## Provided material
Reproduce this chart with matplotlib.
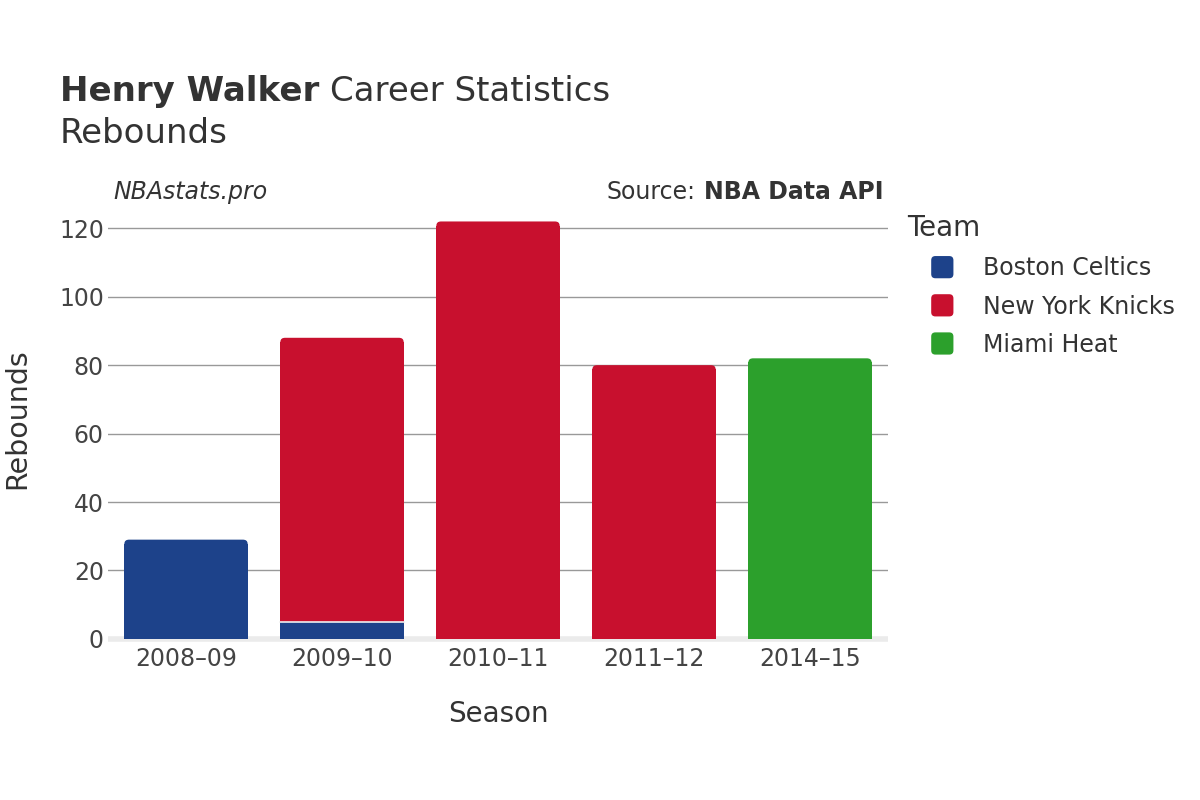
import matplotlib
matplotlib.use("Agg")
import matplotlib.pyplot as plt
from matplotlib.patches import FancyBboxPatch, Rectangle
from matplotlib.legend_handler import HandlerBase

plt.rcParams["font.family"] = ["DejaVu Sans"]

# data
seasons = ["2008\u201309", "2009\u201310", "2010\u201311", "2011\u201312", "2014\u201315"]
teams = ["Boston Celtics", "New York Knicks", "Miami Heat"]
colors = ["#1d428a", "#c8102e", "#2ca02c"]
boston = [29, 5, 0, 0, 0]
knicks = [0, 83, 122, 80, 0]
miami = [0, 0, 0, 0, 82]
series = [boston, knicks, miami]

txt = "#333333"
fig = plt.figure(figsize=(12, 8), dpi=100)
ax = fig.add_axes([0.09, 0.195, 0.65, 0.541])

x = list(range(len(seasons)))
totals = [sum(v) for v in zip(*series)]
bottom = [0] * len(seasons)
rs = 0.03      # corner radius in x units
asp = 40       # y units per x unit (approx)
for vals, col in zip(series, colors):
    bars = ax.bar(x, vals, width=0.79, bottom=bottom, color=col)
    for b, v, tot in zip(bars, vals, totals):
        b.remove()
        if v == 0:
            continue
        bx, by, bw, bh = b.get_x(), b.get_y(), b.get_width(), b.get_height()
        top = abs(by + bh - tot) < 1e-9
        if top:
            ax.add_patch(FancyBboxPatch((bx, by), bw, bh,
                                        boxstyle=f"round,pad=0,rounding_size={rs}",
                                        mutation_aspect=asp, facecolor=col,
                                        edgecolor="none", zorder=3))
            ax.add_patch(Rectangle((bx, by), bw, bh - rs * asp, facecolor=col,
                                   edgecolor="none", zorder=3))
        else:
            ax.add_patch(Rectangle((bx, by), bw, bh, facecolor=col,
                                   edgecolor="none", zorder=3))
        if by > 0:
            ax.plot([bx, bx + bw], [by, by], color="#f0f0f0", lw=1.2, zorder=4)
    bottom = [a + b for a, b in zip(bottom, vals)]

ax.set_xlim(-0.5, 4.5)
ax.set_ylim(-1.5, 125)
ax.set_yticks([0, 20, 40, 60, 80, 100, 120])
ax.set_xticks(x)
ax.set_xticklabels(seasons)
ax.tick_params(axis="both", length=0, labelsize=17, labelcolor="#444444")
ax.tick_params(axis="y", pad=3)
ax.tick_params(axis="x", pad=2.5)
for s in ax.spines.values():
    s.set_visible(False)
ax.grid(axis="y", color="#999999", linewidth=1, zorder=0)
ax.set_axisbelow(True)
ax.axhline(0, color="#ebebeb", linewidth=4, zorder=2)

fig.text(0.5 * (0.09 + 0.74), 1 - 722 / 800, "Season", ha="center", va="baseline",
         fontsize=20, color=txt)
fig.text(17 / 1200, 1 - 419 / 800, "Rebounds", rotation=90,
         ha="center", va="center", fontsize=20.5, color=txt)

# titles
t1 = fig.text(60 / 1200, 1 - 101 / 800, "Henry Walker", fontsize=24.5,
              fontweight="bold", color=txt, va="baseline")
fig.canvas.draw()
bb = t1.get_window_extent()
fig.text(bb.x1 / 1200 + 0.009, 1 - 101 / 800, "Career Statistics", fontsize=24.5,
         color=txt, va="baseline")
fig.text(60 / 1200, 1 - 143 / 800, "Rebounds", fontsize=24.5, color=txt,
         va="baseline")

fig.text(113 / 1200, 1 - 199 / 800, "NBAstats.pro", fontsize=17, style="italic",
         color=txt, va="baseline")
s2 = fig.text(884 / 1200, 1 - 199 / 800, "NBA Data API", fontsize=17,
              fontweight="bold", color=txt, va="baseline", ha="right")
fig.canvas.draw()
bb2 = s2.get_window_extent()
fig.text(bb2.x0 / 1200 - 0.0075, 1 - 199 / 800, "Source:", fontsize=17,
         color=txt, va="baseline", ha="right")


# legend with rounded square markers
class RoundSquare(HandlerBase):
    def create_artists(self, legend, orig, xd, yd, width, height, fontsize, trans):
        s = 16
        cx = xd + width / 2
        cy = yd + height / 2
        p = FancyBboxPatch((cx - s / 2, cy - s / 2), s, s,
                           boxstyle="round,pad=0,rounding_size=3",
                           facecolor=orig.get_facecolor(), edgecolor="none",
                           transform=trans)
        return [p]


handles = [Rectangle((0, 0), 1, 1, facecolor=c) for c in colors]
leg = fig.legend(handles, teams, loc="upper left",
                 bbox_to_anchor=(886 / 1200, 1 - 193 / 800), frameon=False,
                 title="Team", fontsize=17, title_fontsize=20,
                 labelspacing=0.6, handletextpad=0.25, handlelength=2.97,
                 alignment="left", handler_map={Rectangle: RoundSquare()})
for t in leg.get_texts():
    t.set_color(txt)
leg.get_title().set_color(txt)

fig.savefig("out.png", dpi=100)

## Task goal
Skip the pictures, please, and transcribe only the lines from the beginning of the material through the one that contains "ax = fig.add_axes([0.09, 0.195, 0.65, 0.541])".

## Exercise answer
Reproduce this chart with matplotlib.
import matplotlib
matplotlib.use("Agg")
import matplotlib.pyplot as plt
from matplotlib.patches import FancyBboxPatch, Rectangle
from matplotlib.legend_handler import HandlerBase

plt.rcParams["font.family"] = ["DejaVu Sans"]

# data
seasons = ["2008\u201309", "2009\u201310", "2010\u201311", "2011\u201312", "2014\u201315"]
teams = ["Boston Celtics", "New York Knicks", "Miami Heat"]
colors = ["#1d428a", "#c8102e", "#2ca02c"]
boston = [29, 5, 0, 0, 0]
knicks = [0, 83, 122, 80, 0]
miami = [0, 0, 0, 0, 82]
series = [boston, knicks, miami]

txt = "#333333"
fig = plt.figure(figsize=(12, 8), dpi=100)
ax = fig.add_axes([0.09, 0.195, 0.65, 0.541])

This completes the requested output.